Aparece Mount Shasta en el horizonte y se diluye esa atmósfera de infortunio que nos rodeaba. Han sido varias horas de conducción por la interestatal. Aprendiendo a moverse por un nuevo terreno. Las gasolineras. Los restaurantes de carretera. Los límites de velocidad.
Mount Shasta es un volcán de 4.300 metros. Al lado tiene al Shastina, con un cráter menos conspicuo, asentado sobre una plataforma, lo que sugiere una explosión en el pasado que se llevó por delante al edificio original.
Mount Shasta es también el nombre del pueblecito situado al pie del volcán. Nos perdemos unas cuantas veces y por fin damos con una caseta de información. Encontramos un camping junto al lago Siskiyou. Recorremos carreteras secundarias. Vamos despacio, dudando en cada cruce, censando los comercios y servicios que hay. Pasar de ese estado acomplejado, en el que todo impone, a saludar a la gente con cierta familiaridad y saber dónde están las cosas es muy gratificante. El proceso nos lleva menos de una semana.
La parcela que nos asignan en el camping es brutal. Caben cinco o seis tiendas como la nuestra y aún sobraría sitio. Visto el medio de transporte elegido por el norteamericano medio no es de extrañar. Algunos van en autobuses perfectamente equipados para sobrevivir a un cataclismo nuclear. Otros llevan en un remolque, enganchado a una supercaravana, el ‘utilitario’ con el que se van a mover por los alrededores, un todoterreno tres veces más grande que nuestro coche, que ya nos parece enorme.
La idea original es recorrer los tres o cuatro sitios más emblemáticos que aparecen en las guías y después ir hacia la costa o más al norte. Pero cada día decidimos postergar nuestro viaje y renovamos la estancia en el camping. Nos miran raro, pero asumen que debe de ser una costumbre española esto de registrarse en el camping cada dos días. Mientras la tarjeta de crédito tenga fondos no importan las rarezas.
Los reclamos naturales se suceden y bien podíamos haber planificado todo un mes entorno a Mt. Shasta. El macizo del volcán ofrece múltiples variantes con lugares bastante salvajes en los que hay pumas y osos. Las coladas de lava hacen algunos rincones bastante sobrecogedores. Hay cascadas y lagos por todos lados. A algunos el acceso es muy fácil y basta con hacerse unos sandwiches para pasar un día muy agradable en unas mesas de madera. Por otro lado la Crest Trail Pacific ofrece largas travesías atravesando bosques y parajes naturales muy poco tocados por la mano del Hombre.

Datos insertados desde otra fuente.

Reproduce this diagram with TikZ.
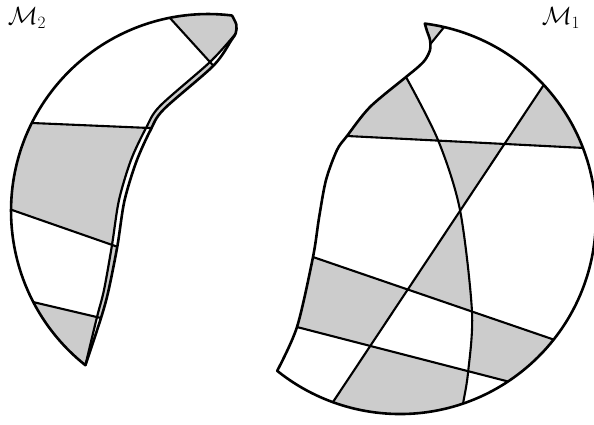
\documentclass[tikz,border=0pt]{standalone}
\def\MonePath{(424.8,23.6) arc[start angle=-82.7, end angle=128.8, radius=196] -- plot[smooth] coordinates {(277.2,370.8) (297,327) (313,257) (319,218) (326,180) (337,150) (347,136) (370,107) (406,77) (417,68) (425,60) (430,50) (430,40) (427,31) (424.8,23.6)} -- cycle}
\def\leftC{(406,-10) -- plot[smooth] coordinates {(406,77) (438,140) (460,210) (472,312) (468,373) (463,404) (461,420)} -- (461,450) -- (200,450) -- (200,-10) -- cycle}
\def\rightC{(406,-10) -- plot[smooth] coordinates {(406,77) (438,140) (460,210) (472,312) (468,373) (463,404) (461,420)} -- (461,450) -- (650,450) -- (650,-10) -- cycle}
\def\aboveLone{(250,131.1) -- (650,151.3) -- (650,-10) -- (250,-10) -- cycle}
\def\belowLone{(250,131.1) -- (650,151.3) -- (650,450) -- (250,450) -- cycle}
\def\leftLtwo{(606.8,-10) -- (301.1,450) -- (250,450) -- (250,-10) -- cycle}
\def\rightLtwo{(606.8,-10) -- (301.1,450) -- (650,450) -- (650,-10) -- cycle}
\def\aboveLthree{(250,235.4) -- (650,372.6) -- (650,-10) -- (250,-10) -- cycle}
\def\belowLthree{(250,235.4) -- (650,372.6) -- (650,450) -- (250,450) -- cycle}
\def\aboveLfour{(250,314.9) -- (650,418.1) -- (650,-10) -- (250,-10) -- cycle}
\def\belowLfour{(250,314.9) -- (650,418.1) -- (650,450) -- (250,450) -- cycle}
\def\MtwoPath{(85.4,365.2) arc[start angle=128.5, end angle=277, radius=197] -- plot[smooth] coordinates {(232,15.5) (236.3,24.5) (235.8,33) (231.5,40) (213.4,65.7) (163.6,109.5) (150.3,130.5) (136.2,162) (124.4,201) (117.4,246) (108.4,291) (101,318) (85.4,365.2)} -- cycle}
\def\rightInner{(262,5) -- plot[smooth] coordinates {(235,34.5) (210,62) (160,106) (146,128) (131,160) (119,200) (112,245) (104,290) (97,317) (85.4,365.2)} -- (85.4,450) -- (300,450) -- (300,5) -- cycle}
\def\Tzero{(144.5,-10) -- (300,161) -- (300,-10) -- cycle}
\def\Tone{(144.5,-10) -- (274.9,133.4) -- (-10,121.2) -- (-10,-10) -- cycle}
\def\Ttwo{(-10,121.2) -- (300,134.4) -- (300,310.5) -- (-10,202.3) -- cycle}
\def\Tthree{(-10,202.3) -- (300,310.5) -- (300,364.8) -- (-10,291.9) -- cycle}
\def\Tfour{(-10,291.9) -- (300,364.8) -- (300,450) -- (-10,450) -- cycle}
\begin{document}
\begin{tikzpicture}[x=1pt,y=-1pt,
  bnd/.style={line width=2.6pt, line join=round},
  tileline/.style={line width=2.1pt},
  shade/.style={fill=black!20}]
\useasboundingbox (0,0) rectangle (594,424);
% ---------- M1 ----------
\begin{scope}
  \clip \MonePath;
  \fill[shade] (452.8,16.4) -- (425.5,50) -- (400,50) -- (400,0) -- (452.8,0) -- cycle;
  \begin{scope}\clip \leftC; \fill[shade] \aboveLone; \end{scope}
  \begin{scope}\clip \rightLtwo; \fill[shade] \aboveLone; \end{scope}
  \begin{scope}\clip \rightC; \clip \leftLtwo; \fill[shade] \belowLone; \end{scope}
  \begin{scope}\clip \leftC; \clip \rightLtwo; \fill[shade] \aboveLthree; \end{scope}
  \begin{scope}\clip \leftLtwo; \clip \belowLthree; \fill[shade] \aboveLfour; \end{scope}
  \begin{scope}\clip \rightC; \clip \belowLthree; \fill[shade] \aboveLfour; \end{scope}
  \begin{scope}\clip \rightLtwo; \clip \leftC; \fill[shade] \belowLfour; \end{scope}
  \draw[tileline] (452.8,16.4) -- (425.5,50);
  \draw[tileline] (250,131.1) -- (650,151.3);
  \draw[tileline] (606.8,-10) -- (301.1,450);
  \draw[tileline] (250,235.4) -- (650,372.6);
  \draw[tileline] (250,314.9) -- (650,418.1);
  \draw[tileline] plot[smooth] coordinates {(406,77) (438,140) (460,210) (472,312) (468,373) (463,404) (461,420)};
\end{scope}
\draw[bnd] \MonePath;
% ---------- M2 ----------
\begin{scope}
  \clip \MtwoPath;
  \fill[shade] \Tzero; \fill[shade] \Ttwo; \fill[shade] \Tfour;
  \begin{scope}
    \clip \rightInner;
    \fill[white] \Tzero; \fill[white] \Ttwo; \fill[white] \Tfour;
    \fill[shade] \Tone; \fill[shade] \Tthree;
  \end{scope}
  \draw[tileline] (144.5,-10) -- (244.5,100);
  \draw[tileline] (-10,121.2) -- (300,134.4);
  \draw[tileline] (-10,202.3) -- (300,310.5);
  \draw[tileline] (-10,291.9) -- (300,364.8);
\end{scope}
\draw[line width=2.2pt] plot[smooth] coordinates {(235,34.5) (210,62) (160,106) (146,128) (131,160) (119,200) (112,245) (104,290) (97,317) (85.4,365.2)};
\draw[bnd] \MtwoPath;
% ---------- labels ----------
\node[font=\fontsize{26}{30}\selectfont, inner sep=0pt] (lbltwo) at (27,18) {$\mathcal{M}_2$};
\node[font=\fontsize{26}{30}\selectfont, inner sep=0pt] (lblone) at (561,18) {$\mathcal{M}_1$};
\end{tikzpicture}
\end{document}
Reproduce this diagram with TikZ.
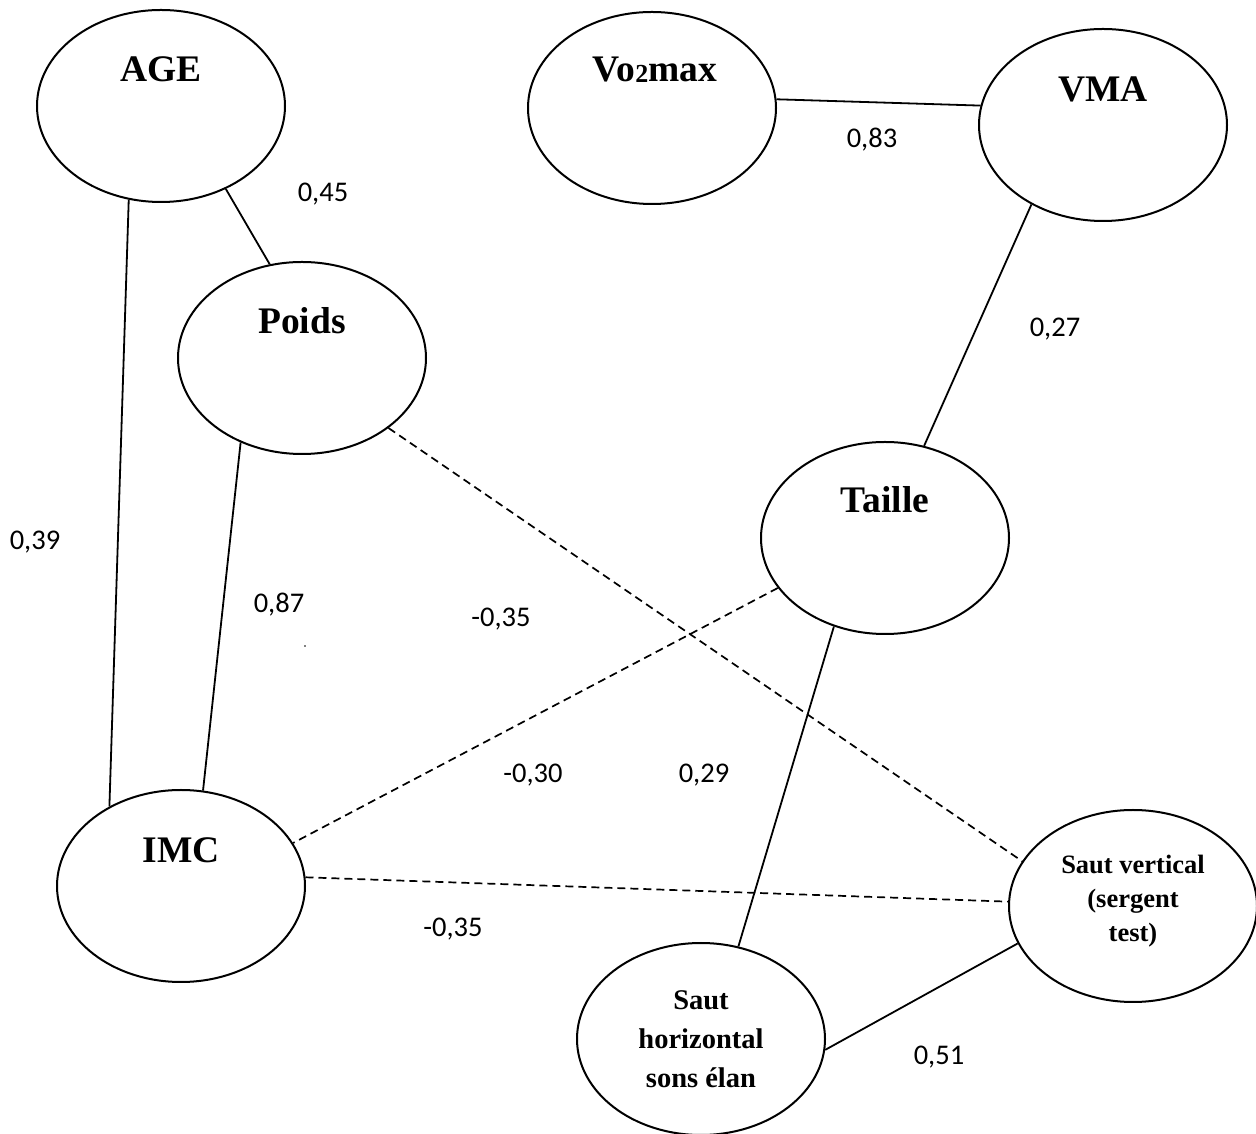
\documentclass[tikz,border=0pt]{standalone}
\usepackage{fontspec}
\setmainfont{Liberation Serif}
\newfontfamily\coeffont{Carlito}
\usetikzlibrary{shapes.geometric}

\tikzset{
  var/.style={draw=black, line width=2pt, ellipse, minimum width=248pt,
              minimum height=192pt, inner sep=0pt},
  vartext/.style={anchor=base, inner sep=0pt,
                  font=\bfseries\fontsize{37.5}{40}\selectfont},
  smalltext/.style={anchor=center, inner sep=0pt, align=center,
                    font=\bfseries\fontsize{26.5}{34}\selectfont},
  midtext/.style={anchor=center, inner sep=0pt, align=center,
                  font=\bfseries\fontsize{28.5}{39}\selectfont},
  coef/.style={anchor=base, inner sep=0pt,
               font=\coeffont\fontsize{28.5}{30}\selectfont},
  link/.style={line width=1.8pt},
  neglink/.style={line width=1.7pt, dash pattern=on 8pt off 5pt}
}

\begin{document}
\begin{tikzpicture}[x=1pt, y=1pt]
  \useasboundingbox (0,0) rectangle (1256,1133);

  % variables
  \node[var] (age)    at (161,1027) {};
  \node[var] (vo2)    at (652,1025) {};
  \node[var] (vma)    at (1103,1008) {};
  \node[var] (poids)  at (302,775)  {};
  \node[var] (taille) at (885,595)  {};
  \node[var] (imc)    at (181,247)  {};
  \node[var] (sv)     at (1133,227) {};
  \node[var] (sh)     at (701,94)   {};

  % names of the variables
  \node[vartext] (agetxt)    at ([yshift=24pt]age.center)    {AGE};
  \node[vartext] (vo2txt)    at ([xshift=3pt,yshift=26pt]vo2.center)
        {Vo\raisebox{-1pt}{\bfseries\fontsize{26}{26}\selectfont 2}max};
  \node[vartext] (vmatxt)    at ([yshift=23pt]vma.center)    {VMA};
  \node[vartext] (poidstxt)  at ([yshift=24pt]poids.center)  {Poids};
  \node[vartext] (tailletxt) at ([yshift=25pt]taille.center) {Taille};
  \node[vartext] (imctxt)    at ([yshift=23pt]imc.center)    {IMC};
  \node[smalltext] (svtxt) at ([yshift=5pt]sv.center)
        {Saut vertical\\(sergent\\test)};
  \node[midtext] (shtxt) at ([yshift=0pt]sh.center)
        {Saut\\horizontal\\sons élan};

  % positive correlations
  \draw[link] (age.-52)   -- (poids.109);
  \draw[link] (age.251)   -- (imc.132);
  \draw[link] (vo2.4.6)   -- (vma.171.7);
  \draw[link] (vma.228)   -- (taille.67);
  \draw[link] (poids.234) -- (imc.77);
  \draw[link] (taille.240) -- (sh.68);
  \draw[link] (sv.198)    -- (sh.-5);

  % negative correlations
  \draw[neglink] (poids.-39.7) -- (sv.158.7);
  \draw[neglink] (taille.205)  -- (imc.21);
  \draw[neglink] (imc.4.6)     -- (sv.178.6);

  % coefficients
  \node[coef] (c45)  at (323,931)  {0,45};
  \node[coef] (c39)  at (35,583)   {0,39};
  \node[coef] (c83)  at (872,985)  {0,83};
  \node[coef] (c27)  at (1055,796) {0,27};
  \node[coef] (c87)  at (279,520)  {0,87};
  \node[coef] (c35a) at (501,506)  {-0,35};
  \node[coef] (c30)  at (533,350)  {-0,30};
  \node[coef] (c29)  at (704,350)  {0,29};
  \node[coef] (c35b) at (453,196)  {-0,35};
  \node[coef] (c51)  at (939,69)   {0,51};

  % stray speck
  \fill (305,487) circle (0.8pt);
\end{tikzpicture}
\end{document}
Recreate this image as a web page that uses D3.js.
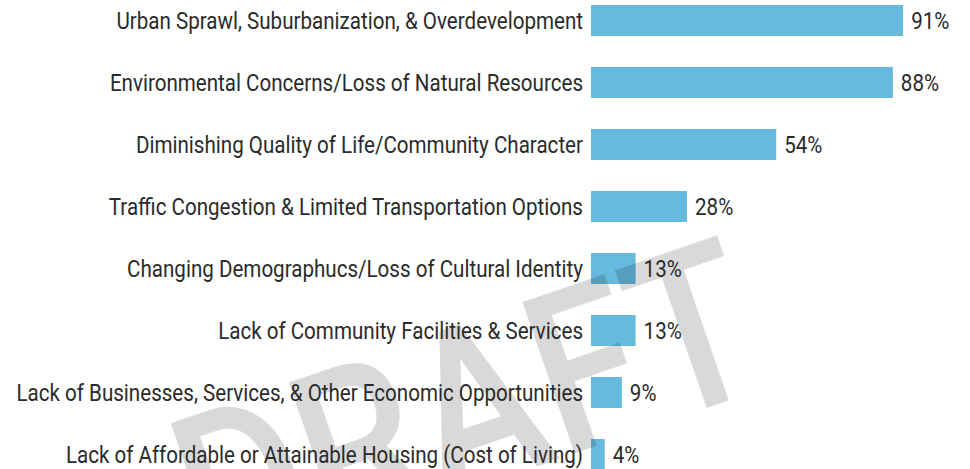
<!DOCTYPE html>
<html>
<head>
<meta charset="utf-8">
<script src="https://cdn.jsdelivr.net/npm/d3@7"></script>
<style>
  html, body { margin: 0; padding: 0; background: #fff; }
  svg { display: block; }
</style>
</head>
<body>
<svg id="chart" width="970" height="469"></svg>
<script>
// Survey responses: share of respondents naming each issue
const categories = [
  "Urban Sprawl, Suburbanization, & Overdevelopment",
  "Environmental Concerns/Loss of Natural Resources",
  "Diminishing Quality of Life/Community Character",
  "Traffic Congestion & Limited Transportation Options",
  "Changing Demographucs/Loss of Cultural Identity",
  "Lack of Community Facilities & Services",
  "Lack of Businesses, Services, & Other Economic Opportunities",
  "Lack of Affordable or Attainable Housing (Cost of Living)"
];
const values = [91, 88, 54, 28, 13, 13, 9, 4];
const watermark = "DRAFT";

const svg = d3.select("#chart");
const barLeft = 591;
const labelRight = 583;
const fontFamily = "Roboto, 'Liberation Sans', sans-serif";

// scales
const x = d3.scaleLinear().domain([0, 100]).range([barLeft, barLeft + 343]);
const y = d3.scaleBand()
  .domain(categories)
  .range([-10.5, 485.5])
  .paddingInner(0.5)
  .paddingOuter(0.25);

const data = categories.map((c, i) => ({ label: c, value: values[i] }));

// bars
svg.append("g")
  .selectAll("rect")
  .data(data)
  .join("rect")
  .attr("x", x(0))
  .attr("y", d => y(d.label))
  .attr("width", d => x(d.value) - x(0))
  .attr("height", y.bandwidth())
  .attr("fill", "#65bade");

// watermark, semi transparent over the bars
const wm = svg.append("g")
  .attr("transform", "translate(773,385) rotate(-19)");
wm.append("text")
  .attr("text-anchor", "end")
  .attr("font-family", fontFamily)
  .attr("font-size", 225)
  .attr("font-weight", 500)
  .attr("fill", "#000")
  .attr("fill-opacity", 0.15)
  .attr("transform", "scale(0.85,1)")
  .text(watermark);

// category labels (condensed look via horizontal scale)
const sx = 0.895;
const labels = svg.append("g")
  .selectAll("g")
  .data(data)
  .join("g")
  .attr("transform", d => `translate(${labelRight},${y(d.label) + y.bandwidth() / 2}) scale(${sx},1)`);
labels.append("text")
  .attr("text-anchor", "end")
  .attr("dy", "0.35em")
  .attr("font-family", fontFamily)
  .attr("font-size", 23)
  .attr("fill", "#2b2b2b")
  .text(d => d.label);

// value labels
svg.append("g")
  .selectAll("g")
  .data(data)
  .join("g")
  .attr("transform", d => `translate(${x(d.value) + 8},${y(d.label) + y.bandwidth() / 2}) scale(${sx},1)`)
  .append("text")
  .attr("dy", "0.35em")
  .attr("font-family", fontFamily)
  .attr("font-size", 23)
  .attr("fill", "#2b2b2b")
  .text(d => d.value + "%");
</script>
</body>
</html>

Los días de campo se mezclan con una dosis justa de urbanidad. Los días de lluvia buscamos refugio en un café con conexión a internet. Merodeamos entre los estantes de los supermercados, buscando productos inverosímiles y sorprendiéndonos ante el enorme surtido de pijadas que conforman el american way of life. Nos hacemos adictos a un restaurante tailandés en el que conocemos a una pareja muy afable. Tanto que nos invitan a cenar y a que conozcamos su casa. Esto se corresponde más con la hospitalidad de los habitantes de la zona y empieza a convertir en anécdota los sucesos de las primeras horas en América.
Hay imágenes que se quedarán para siempre en la retina. Algunas además son fotos que pueden verse una y otra vez. Una imagen vale más que mil palabras. Pero una idea, una sensación vale más que cualquier imagen, por muchos píxeles que tenga. El fragor de la cascada y la poderosa juventud. Los tipos que se tiran desde arriba. Ellas admiran sus piruetas pero con cierta displicencia. Nada es fácil.
El oso merodeando en las basuras del camping nos hizo permanecer fielmente junto al fuego. El ansiado fuego. Otro de los elementos que hemos perdido en la vida cotidiana. A medida que saboreamos estos elementos fundamentales –el agua de los ríos, la tierra, el fuego, el aire-nos vamos armonizando.
Una pipa. Un fuego. Un café caliente. Así es fácil escribir.